LECCO – Un uomo, nel silenzio raccolto dei presenti, posa con amarezza il suo sguardo verso la targa commemorativa di uno dei periodi più tragici per la città di Lecco, il 1944: un anno di sofferenza per la città, schiacciata dal dominio nazi-fascista, ma anche l’anno del coraggio per i tantissimi operai lecchesi che, nella settimana tra l’uno e l’8 marzo, si sono uniti ai lavoratori del Nord d’Italia, nel più grande sciopero mai realizzato nell’Europa schiava del totalitarismo. Quell’uomo è Giuseppe Galbani, uno dei 22 operai dello stabilimento Bonaiti deportati nel campo di concentramento di Mauthausen, a seguito del rifiuto unanime degli operai di tornare a lavoro; sopravvissuto allo scempio, Giuseppe Galbani ha preservato in questi anni la propria salute, per poter raccontare l’inenarrabile. Questa mattina, la città di Lecco ha voluto rendere onore a lui e ai suoi colleghi per il loro eroismo, ma sopratutto per tenere vivo il sapore amaro di una tragedia che non deve ripetersi più.
Per questo la manifestazione odierna, iniziata con la S. Messa presso la chiesa di Castello, si è raccolta con un corteo che ha raggiunto l’area dove sorgeva la ditta Bonaiti, ora occupata dall’Istituto G. Bertacchi, per omaggiare il monumento alla memoria dei lavoratori deportati. Molte le autorità cittadine presenti alla commemorazione: tra questi il sindaco Virginio Brivio, il prefetto Marco Valentini, l’assessore provinciale Antonio Conrater, il segreterio generale di Uil Lecco, Giuseppe Pellegrino. La celebrazione è seguita poi nell’aula magna del vicino Istituto Bovara, dove gli studenti della scuola media Stoppani hanno dato il loro affettuoso contributo alla causa, eseguendo tre brani densi di significato: “Oltre il ponte”, di Italo Calvino, il canto partigiano “I ribelli della montagna”, e “La libertà” di Giorgio Gaber.

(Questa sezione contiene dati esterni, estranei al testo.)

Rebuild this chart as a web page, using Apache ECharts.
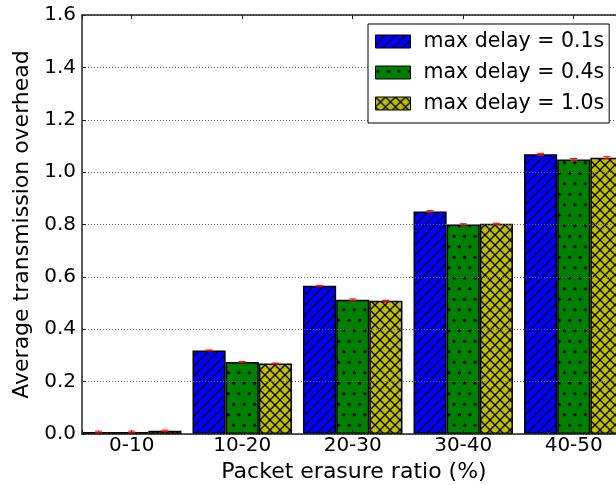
<!DOCTYPE html>
<html><head><meta charset="utf-8">
<script src="https://cdn.jsdelivr.net/npm/echarts@6/dist/echarts.min.js"></script>
<style>html,body{margin:0;padding:0;background:#fff}#c{width:616px;height:485px}</style>
</head><body><div id="c"></div>
<script>
const categories = ['0-10', '10-20', '20-30', '30-40', '40-50'];
const seriesNames = ['max delay = 0.1s', 'max delay = 0.4s', 'max delay = 1.0s'];
const delay01 = [0.008, 0.319, 0.566, 0.850, 1.068];
const delay04 = [0.008, 0.275, 0.513, 0.800, 1.048];
const delay10 = [0.012, 0.269, 0.509, 0.803, 1.055];
const err01 = [0.003, 0.002, 0.002, 0.003, 0.004];
const err04 = [0.003, 0.002, 0.003, 0.003, 0.004];
const err10 = [0.003, 0.002, 0.002, 0.002, 0.004];
const yTicks = [0, 0.2, 0.4, 0.6, 0.8, 1.0, 1.2, 1.4, 1.6];

const FONT = 'DejaVu Sans';

function makePattern(kind, bg) {
  const s = kind === 'dots' ? 21 : 10;
  const c = document.createElement('canvas');
  c.width = s; c.height = s;
  const g = c.getContext('2d');
  g.fillStyle = bg; g.fillRect(0, 0, s, s);
  g.strokeStyle = '#000'; g.fillStyle = '#000'; g.lineWidth = 1.3;
  if (kind === 'slash' || kind === 'cross') {
    g.beginPath();
    for (let k = -1; k <= 1; k++) { g.moveTo(k * s, s); g.lineTo(k * s + s, 0); }
    g.stroke();
  }
  if (kind === 'cross') {
    g.beginPath();
    for (let k = -1; k <= 1; k++) { g.moveTo(k * s, 0); g.lineTo(k * s + s, s); }
    g.stroke();
  }
  if (kind === 'dots') {
    [[2.6, 5.25], [13.1, 5.25], [7.85, 15.75], [18.35, 15.75]].forEach(p => {
      g.beginPath(); g.arc(p[0], p[1], 1.6, 0, Math.PI * 2); g.fill();
    });
  }
  return { image: c, repeat: 'repeat' };
}

const fills = [makePattern('slash', '#0000ff'), makePattern('dots', '#008000'), makePattern('cross', '#bfbf00')];
const values = [delay01, delay04, delay10];
const errs = [err01, err04, err10];
const barStep = 0.3; // bar width in category units

const chart = echarts.init(document.getElementById('c'), null, { renderer: 'canvas' });

const series = [];
values.forEach((vals, j) => {
  series.push({
    name: seriesNames[j], type: 'bar', xAxisIndex: 0, yAxisIndex: 0,
    data: vals.map((v, i) => [i, v]),
    barGap: 0, barCategoryGap: '10%',
    itemStyle: { color: fills[j], borderColor: '#000', borderWidth: 1.5 },
    emphasis: { disabled: true }, z: 2
  });
});
values.forEach((vals, j) => {
  const off = (j - 1) * barStep;
  series.push({
    type: 'custom', xAxisIndex: 0, yAxisIndex: 0, z: 5, silent: true,
    data: vals.map((v, i) => [i, v - errs[j][i], v + errs[j][i]]),
    encode: { x: 0, y: [1, 2] },
    renderItem: function (params, api) {
      const x = api.value(0) + off;
      const lo = api.coord([x, api.value(1)]);
      const hi = api.coord([x, api.value(2)]);
      const st = { stroke: '#ff0000', lineWidth: 1 };
      return { type: 'group', children: [
        { type: 'line', shape: { x1: lo[0], y1: lo[1], x2: hi[0], y2: hi[1] }, style: st },
        { type: 'line', shape: { x1: lo[0] - 3.5, y1: lo[1], x2: lo[0] + 3.5, y2: lo[1] }, style: st },
        { type: 'line', shape: { x1: hi[0] - 3.5, y1: hi[1], x2: hi[0] + 3.5, y2: hi[1] }, style: st }
      ]};
    }
  });
});

const xMin = -0.45, xMax = 4.473;
const axisLineStyle = { color: '#222', width: 1.5 };

chart.setOption({
  animation: false,
  backgroundColor: '#fff',
  textStyle: { fontFamily: FONT },
  grid: { left: 82, right: -10, top: 15, bottom: 51, containLabel: false, outerBoundsMode: 'none' },
  legend: {
    data: seriesNames, orient: 'vertical', left: 368, top: 24,
    icon: 'rect', itemWidth: 35, itemHeight: 13, itemGap: 10,
    padding: [7, 5, 9, 7],
    borderColor: '#000', borderWidth: 1, backgroundColor: '#fff',
    itemStyle: { borderColor: '#000', borderWidth: 1 },
    textStyle: { fontFamily: FONT, fontSize: 20.5, color: '#000', lineHeight: 20, padding: [0, 0, 0, 8] },
    selectedMode: false, z: 10
  },
  xAxis: [{
    type: 'value', min: xMin, max: xMax, splitNumber: 5, minInterval: 1, maxInterval: 1,
    position: 'bottom',
    name: 'Packet erasure ratio (%)', nameLocation: 'middle', nameGap: 18,
    nameTextStyle: { fontFamily: FONT, fontSize: 22, color: '#000' },
    axisLine: { show: true, lineStyle: axisLineStyle, onZero: false },
    axisTick: { show: true, inside: true, length: 4, lineStyle: { color: '#222' } },
    axisLabel: { fontFamily: FONT, fontSize: 20, color: '#000', margin: 2,
      formatter: v => (Number.isInteger(v) && categories[v] !== undefined) ? categories[v] : '' },
    splitLine: { show: false }, z: 3
  }, {
    type: 'value', min: xMin, max: xMax, splitNumber: 5, minInterval: 1, maxInterval: 1,
    position: 'top',
    axisLine: { show: true, lineStyle: axisLineStyle, onZero: false },
    axisTick: { show: true, inside: true, length: 4, lineStyle: { color: '#222' } },
    axisLabel: { show: false }, splitLine: { show: false }, z: 3
  }],
  yAxis: [{
    type: 'value', min: yTicks[0], max: yTicks[yTicks.length - 1], interval: 0.2,
    name: 'Average transmission overhead', nameLocation: 'middle', nameGap: 45,
    nameTextStyle: { fontFamily: FONT, fontSize: 22, color: '#000' },
    axisLine: { show: true, lineStyle: axisLineStyle, onZero: false },
    axisTick: { show: true, inside: true, length: 4, lineStyle: { color: '#222' } },
    axisLabel: { fontFamily: FONT, fontSize: 20, color: '#000', margin: 6, formatter: v => v.toFixed(1) },
    splitLine: { show: true, lineStyle: { color: '#666', width: 1, type: [1, 2] } },
    z: 3
  }],
  series: series
});
</script></body></html>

Non ci sono parole, invece, per descrive il drammatico racconto con il quale Giuseppe Galbani ha voluto rivivere quei dannati giorni di marzo: “Sono passati 68 anni, eppure a me sembra che quella tragedia sia avvenuta di recente, tanto in me è ancora lucido e presente il ricordo di quel lontano martedì; quando a Lecco, nelle prime ore del pomeriggio, si era diffusa una triste e clamorosa notizia, che raggiunse una quarantina di famiglie, informandole che i loro cari non erano più al loro posto di lavoro. Mariti, padri e figli erano stati sbalzati ferocemente dalle fabbriche, rapiti da una compagnia camice nere, i repubblichini, che avevano aderito a quella fantomatica Repubblica Sociale Italiana, che di italiana aveva solo il nome… “
Giuseppe Galbani ripercorre l’atroce esperienza della deportazione, dei campi di sterminio, dell’umanità strappata ai suoi compagni di disgrazia, dell’incredulità delle persone che non credevano possibile la sua testimonianza di quegli orrori. La conclusione è sopratutto un ammonimento: ” Su questa strada noi abbiamo arrancato, per conquistare la libertà. E’ la libertà che io lascio in eredità a voi, è vostra questa libertà! godetela voi giovani, ma rispettatela e fatela rispettare come il bene più importante che esista. Difendetela usando l’amicizia, un sentimento nobile che cammina in parallelo con la libertà. Solo con l’amicizia tra i popoli potremo davvero ritrovare la pace”.